Trabalhei, logo no início da minha carreira como sociólogo, como consultor do CNEC (Consórcio Nacional de Engenheiros Consultores, vinculado à Camargo Correia). Fazia parte de uma equipe que analisava as características de sociabilidade das comunidades que seriam desapropriadas para construção de hidrelétricas. Lembro de um caso que me marcou muito, na fronteira do Paraná com Santa Catarina, quando da construção da Hidrelétrica de Segredo. Em determinado momento, algumas famílias pararam de produzir, muitos meses antes da região onde estavam ser inundada. A diretoria da COPEL, concessionária paranaense, ficou de cabelos em pé e nos pediu para analisar o que ocorria. Fizemos várias entrevistas em profundidade e percebemos que a principal motivação era de cunho religioso porque a população imaginava que a inundação seria, de fato, um dilúvio divino que encerraria a aventura humana. A resignação vinha daí. A diretoria da COPEL ficou estarrecida e não entendia nada. Porque engenheiros foram formados para não entender humanos e seus sentimentos.

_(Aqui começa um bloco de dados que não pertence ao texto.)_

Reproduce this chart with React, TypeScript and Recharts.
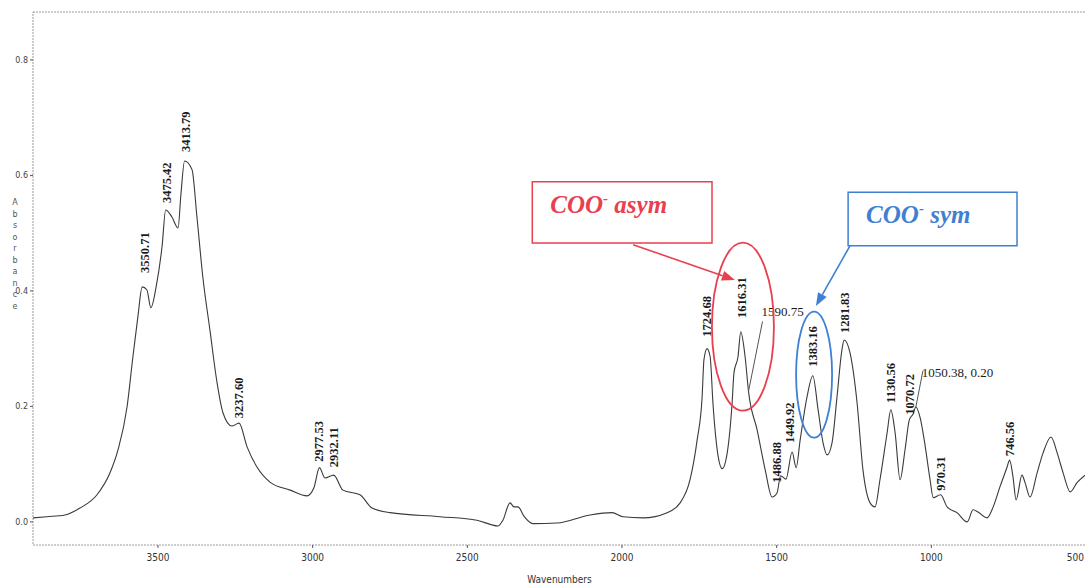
import { LineChart, Line, XAxis, YAxis, ReferenceArea, ReferenceDot, ReferenceLine } from 'recharts';

// spectrum (cm-1 / absorbance)
const wavenumbers = [
  3904, 3859, 3801, 3752, 3697, 3655, 3629, 3600, 3581, 3565, 3551, 3536, 3523, 3506, 3487, 3475,
  3455, 3435, 3426, 3414, 3390, 3374, 3355, 3332, 3309, 3290, 3261, 3238, 3212, 3180, 3138, 3073,
  3018, 2996, 2978, 2960, 2932, 2902, 2847, 2808, 2750, 2588, 2469, 2401, 2385, 2362, 2349, 2336,
  2317, 2288, 2210, 2103, 2032, 1997, 1932, 1854, 1812, 1780, 1757, 1741, 1735, 1725, 1715, 1706,
  1689, 1676, 1660, 1644, 1638, 1625, 1616, 1602, 1591, 1563, 1537, 1515, 1499, 1487, 1470, 1450,
  1437, 1424, 1402, 1383, 1366, 1350, 1337, 1321, 1305, 1289, 1282, 1263, 1240, 1221, 1198, 1182,
  1166, 1143, 1131, 1117, 1101, 1085, 1071, 1059, 1050, 1036, 1023, 1004, 994, 970, 949, 917,
  884, 865, 849, 820, 800, 778, 755, 747, 736, 726, 707, 697, 681, 658, 639, 613,
  593, 574, 551, 529, 503,
];
const absorbance = [
  0.007, 0.009, 0.012, 0.024, 0.047, 0.085, 0.125, 0.199, 0.286, 0.355, 0.407, 0.402, 0.371, 0.407, 0.476, 0.540,
  0.528, 0.509, 0.566, 0.625, 0.610, 0.528, 0.424, 0.332, 0.241, 0.189, 0.166, 0.171, 0.130, 0.095, 0.069, 0.055,
  0.045, 0.059, 0.094, 0.076, 0.081, 0.055, 0.047, 0.024, 0.016, 0.009, 0.003, -0.007, 0.003, 0.033, 0.026, 0.026,
  0.010, -0.003, -0.002, 0.012, 0.016, 0.009, 0.007, 0.016, 0.033, 0.073, 0.142, 0.216, 0.281, 0.300, 0.286, 0.206,
  0.113, 0.092, 0.119, 0.206, 0.258, 0.286, 0.329, 0.286, 0.226, 0.159, 0.090, 0.043, 0.050, 0.080, 0.074, 0.121,
  0.094, 0.142, 0.216, 0.253, 0.194, 0.137, 0.116, 0.137, 0.216, 0.298, 0.315, 0.293, 0.206, 0.090, 0.033, 0.026,
  0.073, 0.154, 0.194, 0.154, 0.073, 0.125, 0.177, 0.187, 0.199, 0.180, 0.142, 0.073, 0.042, 0.047, 0.026, 0.016,
  0.000, 0.021, 0.017, 0.007, 0.026, 0.061, 0.095, 0.107, 0.078, 0.038, 0.081, 0.068, 0.043, 0.085, 0.119, 0.147,
  0.119, 0.085, 0.052, 0.068, 0.081,
];

const xTicks = [3500, 3000, 2500, 2000, 1500, 1000, 500];
const yTicks = [0, 0.2, 0.4, 0.6, 0.8];

// rotated peak labels
const peakPositions = [3551, 3475, 3414, 3238, 2978, 2932, 1725, 1616, 1487, 1450, 1383, 1282, 1131, 1071, 970, 747];
const peakTexts = [
  '3550.71', '3475.42', '3413.79', '3237.60', '2977.53', '2932.11', '1724.68', '1616.31',
  '1486.88', '1449.92', '1383.16', '1281.83', '1130.56', '1070.72', '970.31', '746.56',
];
// labels drawn flat with a leader line
const leaderPositions = [1591, 1050];
const leaderTexts = ['1590.75', '1050.38, 0.20'];

// label placement tweaks (px): gap above peak, sideways shift
const peakGap = [14, 7, 9, 5, 6, 8, 12, 14, -7, 9, 9, 7, 7, 5, 4, 4];
const peakShift = [3, 1, 1, 0, 0, 0, 0, 1, -4, -2, 0, 1, 0, 1, 0, 0];

const RED = '#e8404f';
const BLUE = '#3f80d4';
const SERIF = '"Liberation Serif", "DejaVu Serif", serif';
const NARROW = '"Liberation Sans Narrow", "DejaVu Sans Condensed", "Liberation Sans", sans-serif';

const data = wavenumbers.map((w, i) => ({ w, a: absorbance[i] }));
const valueAt = (w: number) => absorbance[wavenumbers.indexOf(w)];

const arrowShape = (color: string) => (p: any) => {
  const { x1, y1, x2, y2 } = p;
  const ang = Math.atan2(y2 - y1, x2 - x1);
  const len = 13;
  const half = 5;
  const bx = x2 - len * Math.cos(ang);
  const by = y2 - len * Math.sin(ang);
  const nx = -Math.sin(ang) * half;
  const ny = Math.cos(ang) * half;
  return (
    <g>
      <line x1={x1} y1={y1} x2={bx} y2={by} stroke={color} strokeWidth={1.6} />
      <polygon points={`${x2},${y2} ${bx + nx},${by + ny} ${bx - nx},${by - ny}`} fill={color} />
    </g>
  );
};

const ellipseShape = (color: string, rx: number, ry: number) => (p: any) => (
  <ellipse cx={p.cx} cy={p.cy} rx={rx} ry={ry} fill="none" stroke={color} strokeWidth={1.8} />
);

const boxText = (color: string, tail: string) => (p: any) => {
  const { x, y } = p.viewBox;
  return (
    <text x={x + 18} y={y + 31} fill={color} fontFamily={SERIF} fontStyle="italic" fontWeight="bold" fontSize={25}>
      COO
      <tspan dy={-10} fontSize={15}>-</tspan>
      <tspan dy={10}>{' ' + tail}</tspan>
    </text>
  );
};

const absorbanceLabel = (p: any) => {
  const { x, y } = p.viewBox;
  const letters = 'Absorbance'.split('');
  return (
    <text x={x + 15} y={y + 193} textAnchor="middle" fontSize={8} fill="#555" fontFamily="DejaVu Sans, sans-serif">
      {letters.map((c, i) => (
        <tspan key={i} x={x + 15} dy={i === 0 ? 0 : 11.5}>
          {c}
        </tspan>
      ))}
    </text>
  );
};

// keep the last tick label inside the picture
const xTick = (p: any) => {
  const atEdge = p.x > 1070;
  return (
    <text
      x={atEdge ? 1084 : p.x}
      y={p.y}
      dy="0.71em"
      textAnchor={atEdge ? 'end' : 'middle'}
      fontSize={10}
      fill="#333"
      fontFamily={NARROW}
    >
      {p.payload.value}
    </text>
  );
};

export default function App() {
  return (
    <div style={{ position: 'absolute', left: 0, top: 0, width: 1085, height: 587, overflow: 'hidden', background: '#fff' }}>
      <LineChart width={1086} height={587} data={data} margin={{ top: 12, right: 0, bottom: 0, left: 0 }}>
        <XAxis
          dataKey="w"
          type="number"
          domain={[500, 3904]}
          reversed
          allowDataOverflow
          ticks={xTicks}
          axisLine={false}
          tickSize={3}
          tickMargin={6}
          tickLine={{ stroke: '#555' }}
          tick={xTick}
          height={42}
          label={{ value: 'Wavenumbers', position: 'insideBottom', offset: 4, fontSize: 10, fill: '#333', fontFamily: NARROW }}
        />
        <YAxis
          type="number"
          domain={[-0.04, 0.883]}
          allowDataOverflow
          ticks={yTicks}
          tickFormatter={(v: number) => v.toFixed(1)}
          axisLine={false}
          tickSize={3}
          tickMargin={2}
          tickLine={{ stroke: '#555' }}
          tick={{ fontSize: 8, fill: '#444', fontFamily: 'DejaVu Sans, sans-serif' }}
          width={33}
          label={{ content: absorbanceLabel }}
        />
        {/* dotted frame */}
        <ReferenceArea x1={3904} x2={500} y1={-0.04} y2={0.883} fill="none" stroke="#9a9a9a" strokeDasharray="2 1" ifOverflow="visible" />
        <Line
          dataKey="a"
          type="monotone"
          stroke="#3a3a3a"
          strokeWidth={1.1}
          dot={false}
          isAnimationActive={false}
        />
        {peakPositions.map((w, i) => (
          <ReferenceDot
            key={w}
            x={w}
            y={valueAt(w)}
            r={0}
            shape={(p: any) => {
              const x = p.cx + peakShift[i];
              const y = p.cy - peakGap[i];
              return (
                <text
                  x={x}
                  y={y}
                  transform={`rotate(-90 ${x} ${y})`}
                  textAnchor="start"
                  dominantBaseline="central"
                  fontFamily={SERIF}
                  fontWeight="bold"
                  fontSize={12.5}
                  fill="#1a1a1a"
                >
                  {peakTexts[i]}
                </text>
              );
            }}
          />
        ))}
        {leaderPositions.map((w, i) => (
          <ReferenceDot
            key={w}
            x={w}
            y={valueAt(w)}
            r={0}
            shape={(p: any) => {
              const ex = i === 0 ? 14 : 7;
              const ey = i === 0 ? -70 : -36;
              return (
                <g>
                  <line x1={p.cx} y1={p.cy} x2={p.cx + ex} y2={p.cy + ey} stroke="#555" strokeWidth={1} />
                  <text x={p.cx + ex - 1} y={p.cy + ey - 5 + (i === 0 ? 0 : 11)} fontFamily={SERIF} fontSize={13} fill="#1a1a1a">
                    {leaderTexts[i]}
                  </text>
                </g>
              );
            }}
          />
        ))}
        {/* COO- asym annotation */}
        <ReferenceArea x1={2290} x2={1709} y1={0.483} y2={0.589} fill="none" stroke={RED} strokeWidth={1.5} label={{ content: boxText(RED, 'asym') }} />
        <ReferenceLine segment={[{ x: 1964, y: 0.48 }, { x: 1635, y: 0.419 }]} shape={arrowShape(RED)} />
        <ReferenceDot x={1609} y={0.338} r={0} shape={ellipseShape(RED, 31, 84)} />
        {/* COO- sym annotation */}
        <ReferenceArea x1={1269} x2={723} y1={0.478} y2={0.571} fill="none" stroke={BLUE} strokeWidth={1.5} label={{ content: boxText(BLUE, 'sym') }} />
        <ReferenceLine segment={[{ x: 1263, y: 0.478 }, { x: 1373, y: 0.374 }]} shape={arrowShape(BLUE)} />
        <ReferenceDot x={1379} y={0.255} r={0} shape={ellipseShape(BLUE, 18, 63)} />
      </LineChart>
    </div>
  );
}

Pois bem, acabo de ser entrevistado por um jornalista de Juiz de Fora que me informa que as famílias que foram transferidas, de vários lugares, para as casas do PAC estão enfrentando a revolta de um bairro próximo. As famílias sorteadas e beneficiadas pelo Minha Casa, Minha Vida não se conhecem. E os vizinhos também não reconhecem neles alguém confiável. O Estado, mais uma vez, comete os mesmos erros do regime militar, quando daquele ciclo de grandes obras: não reconhece que a vida não se resume à casa, comida e médico. A identidade social se faz por meio de equipamentos culturais que geram unidade e identidade: igrejas, praças, cinemas, farmácias. Algo que Ítalo Calvino já nos ensinou ao dizer que as marcas de mãos continuam inscritas em cada corrimão, assim como as marcas dos sapatos continuam nas calçadas. Mas o Estado desconsidera isto ao pensar no mero assentamento urbano. E desconhece o vizinho que acolhe quando um idoso adoece ou quando um casal precisa de alguém confiável para deixar o filho à noite. Isto não entra no planejamento do Estado brasileiro, marcado pela burocracia e pelo patrimonialismo.
Tudo parece se repetir. Até o nome do bairro em Juiz de Fora onde ocorre a tragédia, conflito aberto, com polícia enfrentando coquetéis Molotov.
O nome do bairro, em Juiz de Fora, é Sagrado Coração de Jesus.
Um comentário:
Professor Rudá,
Isso me lembra o curso que fiz na GTZ sobre Metodologia de Planejamento de Projetos por Objetivos (MPPO), lá pelos anos 90. Eles contaram sobre as experiências da GTZ na África e mostraram como isso acontece. Não é possível planejar a vida do outro...Sem que esse "outro" participe do planejamento.